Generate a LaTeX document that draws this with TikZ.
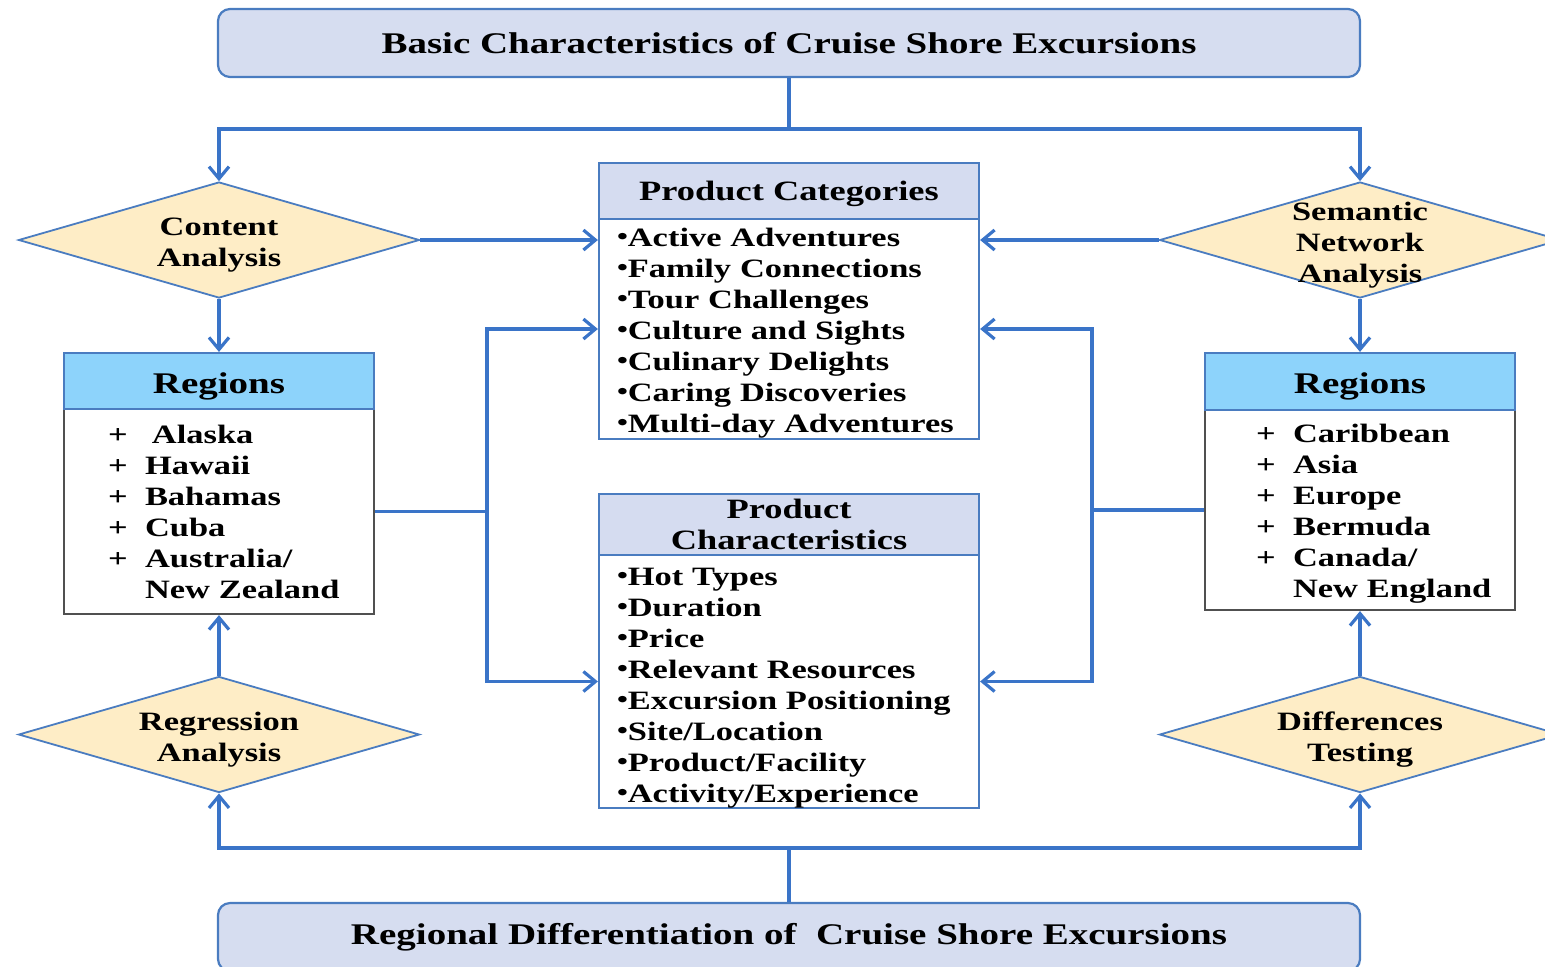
\documentclass[tikz,border=0pt]{standalone}
\usepackage{graphicx}
\usepackage{fontspec}
\setmainfont{Liberation Serif}[FakeStretch=1.3]
\usetikzlibrary{arrows.meta,shapes.geometric}

\definecolor{wire}{HTML}{3A74C8}
\definecolor{edgeblue}{HTML}{4A7CC0}
\definecolor{bannerfill}{HTML}{D6DDF0}
\definecolor{headfill}{HTML}{D5DCF0}
\definecolor{skyfill}{HTML}{8DD3FB}
\definecolor{cream}{HTML}{FEEDC6}
\definecolor{listedge}{HTML}{505050}

\newcommand\pl{\makebox[18.5pt][l]{+}}
\newcommand\dotitem{\raisebox{0.6pt}{\scalebox{0.9}{•}}}
\newcommand\lowered[2]{\raisebox{-#1}[\height][\depth]{#2}}
% first-line strut: a taller first line moves the whole list down
\newcommand\topstrut[1]{\rule{0pt}{#1}}

\begin{document}
\begin{tikzpicture}[x=0.5pt,y=-0.5pt,
  txt/.style={font=\bfseries\fontsize{13.25}{15.5}\selectfont},
  banner/.style={draw=edgeblue, line width=1.1pt, fill=bannerfill, rounded corners=6pt,
    minimum width=571pt, minimum height=34pt, inner sep=0pt,
    font=\bfseries\fontsize{15}{18}\selectfont},
  decision/.style={diamond, draw=edgeblue, line width=0.9pt, fill=cream,
    minimum width=200.5pt, minimum height=58pt, inner sep=0pt},
  dlabel/.style={txt, align=center, inner sep=0pt, yshift=-2.5pt},
  phead/.style={draw=edgeblue, line width=1.1pt, fill=headfill, minimum width=190pt,
    inner sep=0pt, align=center, font=\bfseries\fontsize{14}{15.5}\selectfont},
  pbody/.style={txt, draw=edgeblue, line width=1.1pt, fill=white, minimum width=190pt,
    text width=172pt, inner xsep=9pt, inner ysep=0pt, align=left},
  rhead/.style={draw=edgeblue, line width=1.1pt, fill=skyfill, minimum width=155pt,
    inner sep=0pt, font=\bfseries\fontsize{15}{18}\selectfont},
  rbody/.style={txt, draw=listedge, line width=1.1pt, fill=white, minimum width=155pt,
    text width=111pt, inner xsep=22pt, inner ysep=0pt, align=left},
  wire/.style={draw=wire, line width=1.6pt},
  arr/.style={wire, -{Straight Barb[length=6pt,width=10pt]}}
]
\useasboundingbox (0,0) rectangle (1545,966);

% banners
\node[banner] (top) at (789,43) {Basic Characteristics of Cruise Shore Excursions};
\node[banner] (bot) at (789,937) {Regional Differentiation of \ Cruise Shore Excursions};

% method diamonds
\node[decision, label={[dlabel]center:Content\\Analysis}] (ca) at (219,240) {};
\node[decision, label={[dlabel]center:Semantic\\Network\\Analysis}] (sn) at (1360,240) {};
\node[decision, label={[dlabel]center:Regression\\Analysis}] (ra) at (219,734.5) {};
\node[decision, label={[dlabel]center:Differences\\Testing}] (dt) at (1360,734.5) {};

% product categories
\node[pbody, minimum height=110pt] (pcB) at (789,329) {%
  \mbox{\topstrut{13pt}\dotitem Active Adventures}\\
  \mbox{\dotitem Family Connections}\\
  \mbox{\dotitem Tour Challenges}\\
  \mbox{\dotitem Culture and Sights}\\
  \mbox{\dotitem Culinary Delights}\\
  \mbox{\dotitem Caring Discoveries}\\
  \mbox{\dotitem Multi-day Adventures}};
\node[phead, minimum height=28pt] (pcH) at (789,191) {\lowered{1.5pt}{Product Categories}};

% product characteristics
\node[pbody, minimum height=126.5pt] (pchB) at (789,681.5) {%
  \mbox{\topstrut{15pt}\dotitem Hot Types}\\
  \mbox{\dotitem Duration}\\
  \mbox{\dotitem Price}\\
  \mbox{\dotitem Relevant Resources}\\
  \mbox{\dotitem Excursion Positioning}\\
  \mbox{\dotitem Site/Location}\\
  \mbox{\dotitem Product/Facility}\\
  \mbox{\dotitem Activity/Experience}};
\node[phead, minimum height=30.5pt] (pchH) at (789,524.5) {Product\\Characteristics};

% regions, left
\node[rbody, minimum height=102.5pt] (lrB) at (219,511.5) {%
  \mbox{\pl\hspace{3.5pt}Alaska}\\
  \mbox{\pl Hawaii}\\
  \mbox{\pl Bahamas}\\
  \mbox{\pl Cuba}\\
  \mbox{\pl Australia/}\\
  \mbox{\hspace{18.5pt}New Zealand}};
\node[rhead, minimum height=28pt] (lrH) at (219,381) {\lowered{2.5pt}{Regions}};

% regions, right
\node[rbody, minimum height=100pt, inner xsep=25.5pt, text width=104pt] (rrB) at (1360,510) {%
  \mbox{\topstrut{13pt}\pl Caribbean}\\
  \mbox{\pl Asia}\\
  \mbox{\pl Europe}\\
  \mbox{\pl Bermuda}\\
  \mbox{\pl Canada/}\\
  \mbox{\hspace{18.5pt}New England}};
\node[rhead, minimum height=28.5pt] (rrH) at (1360,381.5) {\lowered{2.5pt}{Regions}};

% top distribution
\coordinate (tj) at (789,129);
\draw[wire] (top.south) -- (tj);
\draw[arr] (tj) -| (ca.north);
\draw[arr] (tj) -| (sn.north);

% bottom distribution
\coordinate (bj) at (789,848);
\draw[wire] (bot.north) -- (bj);
\draw[arr] (bj) -| (ra.south);
\draw[arr] (bj) -| (dt.south);

% diamonds to regions
\draw[arr] (ca.south) -- (lrH.north);
\draw[arr] (sn.south) -- (rrH.north);
\draw[arr] (ra.north) -- (lrB.south);
\draw[arr] (dt.north) -- (rrB.south);

% diamonds to categories
\draw[arr] (ca.east) -- (ca.east -| pcB.west);
\draw[arr] (sn.west) -- (sn.west -| pcB.east);

% regions to product boxes
\coordinate (lj) at (487,511.5);
\draw[wire] (lrB.east) -- (lj);
\draw[arr] (lj) |- (pcB.west);
\draw[arr] (lj) |- (pchB.west);

\coordinate (rj) at (1092,510);
\draw[wire] (rrB.west) -- (rj);
\draw[arr] (rj) |- (pcB.east);
\draw[arr] (rj) |- (pchB.east);
\end{tikzpicture}
\end{document}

• REQUIRED TASK:
Ignore the images and quote every line of the listing exactly.

• REPLY TO THE EXERCISE:
Generate a LaTeX document that draws this with TikZ.
\documentclass[tikz,border=0pt]{standalone}
\usepackage{graphicx}
\usepackage{fontspec}
\setmainfont{Liberation Serif}[FakeStretch=1.3]
\usetikzlibrary{arrows.meta,shapes.geometric}

\definecolor{wire}{HTML}{3A74C8}
\definecolor{edgeblue}{HTML}{4A7CC0}
\definecolor{bannerfill}{HTML}{D6DDF0}
\definecolor{headfill}{HTML}{D5DCF0}
\definecolor{skyfill}{HTML}{8DD3FB}
\definecolor{cream}{HTML}{FEEDC6}
\definecolor{listedge}{HTML}{505050}

\newcommand\pl{\makebox[18.5pt][l]{+}}
\newcommand\dotitem{\raisebox{0.6pt}{\scalebox{0.9}{•}}}
\newcommand\lowered[2]{\raisebox{-#1}[\height][\depth]{#2}}
% first-line strut: a taller first line moves the whole list down
\newcommand\topstrut[1]{\rule{0pt}{#1}}

\begin{document}
\begin{tikzpicture}[x=0.5pt,y=-0.5pt,
  txt/.style={font=\bfseries\fontsize{13.25}{15.5}\selectfont},
  banner/.style={draw=edgeblue, line width=1.1pt, fill=bannerfill, rounded corners=6pt,
    minimum width=571pt, minimum height=34pt, inner sep=0pt,
    font=\bfseries\fontsize{15}{18}\selectfont},
  decision/.style={diamond, draw=edgeblue, line width=0.9pt, fill=cream,
    minimum width=200.5pt, minimum height=58pt, inner sep=0pt},
  dlabel/.style={txt, align=center, inner sep=0pt, yshift=-2.5pt},
  phead/.style={draw=edgeblue, line width=1.1pt, fill=headfill, minimum width=190pt,
    inner sep=0pt, align=center, font=\bfseries\fontsize{14}{15.5}\selectfont},
  pbody/.style={txt, draw=edgeblue, line width=1.1pt, fill=white, minimum width=190pt,
    text width=172pt, inner xsep=9pt, inner ysep=0pt, align=left},
  rhead/.style={draw=edgeblue, line width=1.1pt, fill=skyfill, minimum width=155pt,
    inner sep=0pt, font=\bfseries\fontsize{15}{18}\selectfont},
  rbody/.style={txt, draw=listedge, line width=1.1pt, fill=white, minimum width=155pt,
    text width=111pt, inner xsep=22pt, inner ysep=0pt, align=left},
  wire/.style={draw=wire, line width=1.6pt},
  arr/.style={wire, -{Straight Barb[length=6pt,width=10pt]}}
]
\useasboundingbox (0,0) rectangle (1545,966);

% banners
\node[banner] (top) at (789,43) {Basic Characteristics of Cruise Shore Excursions};
\node[banner] (bot) at (789,937) {Regional Differentiation of \ Cruise Shore Excursions};

% method diamonds
\node[decision, label={[dlabel]center:Content\\Analysis}] (ca) at (219,240) {};
\node[decision, label={[dlabel]center:Semantic\\Network\\Analysis}] (sn) at (1360,240) {};
\node[decision, label={[dlabel]center:Regression\\Analysis}] (ra) at (219,734.5) {};
\node[decision, label={[dlabel]center:Differences\\Testing}] (dt) at (1360,734.5) {};

% product categories
\node[pbody, minimum height=110pt] (pcB) at (789,329) {%
  \mbox{\topstrut{13pt}\dotitem Active Adventures}\\
  \mbox{\dotitem Family Connections}\\
  \mbox{\dotitem Tour Challenges}\\
  \mbox{\dotitem Culture and Sights}\\
  \mbox{\dotitem Culinary Delights}\\
  \mbox{\dotitem Caring Discoveries}\\
  \mbox{\dotitem Multi-day Adventures}};
\node[phead, minimum height=28pt] (pcH) at (789,191) {\lowered{1.5pt}{Product Categories}};

% product characteristics
\node[pbody, minimum height=126.5pt] (pchB) at (789,681.5) {%
  \mbox{\topstrut{15pt}\dotitem Hot Types}\\
  \mbox{\dotitem Duration}\\
  \mbox{\dotitem Price}\\
  \mbox{\dotitem Relevant Resources}\\
  \mbox{\dotitem Excursion Positioning}\\
  \mbox{\dotitem Site/Location}\\
  \mbox{\dotitem Product/Facility}\\
  \mbox{\dotitem Activity/Experience}};
\node[phead, minimum height=30.5pt] (pchH) at (789,524.5) {Product\\Characteristics};

% regions, left
\node[rbody, minimum height=102.5pt] (lrB) at (219,511.5) {%
  \mbox{\pl\hspace{3.5pt}Alaska}\\
  \mbox{\pl Hawaii}\\
  \mbox{\pl Bahamas}\\
  \mbox{\pl Cuba}\\
  \mbox{\pl Australia/}\\
  \mbox{\hspace{18.5pt}New Zealand}};
\node[rhead, minimum height=28pt] (lrH) at (219,381) {\lowered{2.5pt}{Regions}};

% regions, right
\node[rbody, minimum height=100pt, inner xsep=25.5pt, text width=104pt] (rrB) at (1360,510) {%
  \mbox{\topstrut{13pt}\pl Caribbean}\\
  \mbox{\pl Asia}\\
  \mbox{\pl Europe}\\
  \mbox{\pl Bermuda}\\
  \mbox{\pl Canada/}\\
  \mbox{\hspace{18.5pt}New England}};
\node[rhead, minimum height=28.5pt] (rrH) at (1360,381.5) {\lowered{2.5pt}{Regions}};

% top distribution
\coordinate (tj) at (789,129);
\draw[wire] (top.south) -- (tj);
\draw[arr] (tj) -| (ca.north);
\draw[arr] (tj) -| (sn.north);

% bottom distribution
\coordinate (bj) at (789,848);
\draw[wire] (bot.north) -- (bj);
\draw[arr] (bj) -| (ra.south);
\draw[arr] (bj) -| (dt.south);

% diamonds to regions
\draw[arr] (ca.south) -- (lrH.north);
\draw[arr] (sn.south) -- (rrH.north);
\draw[arr] (ra.north) -- (lrB.south);
\draw[arr] (dt.north) -- (rrB.south);

% diamonds to categories
\draw[arr] (ca.east) -- (ca.east -| pcB.west);
\draw[arr] (sn.west) -- (sn.west -| pcB.east);

% regions to product boxes
\coordinate (lj) at (487,511.5);
\draw[wire] (lrB.east) -- (lj);
\draw[arr] (lj) |- (pcB.west);
\draw[arr] (lj) |- (pchB.west);

\coordinate (rj) at (1092,510);
\draw[wire] (rrB.west) -- (rj);
\draw[arr] (rj) |- (pcB.east);
\draw[arr] (rj) |- (pchB.east);
\end{tikzpicture}
\end{document}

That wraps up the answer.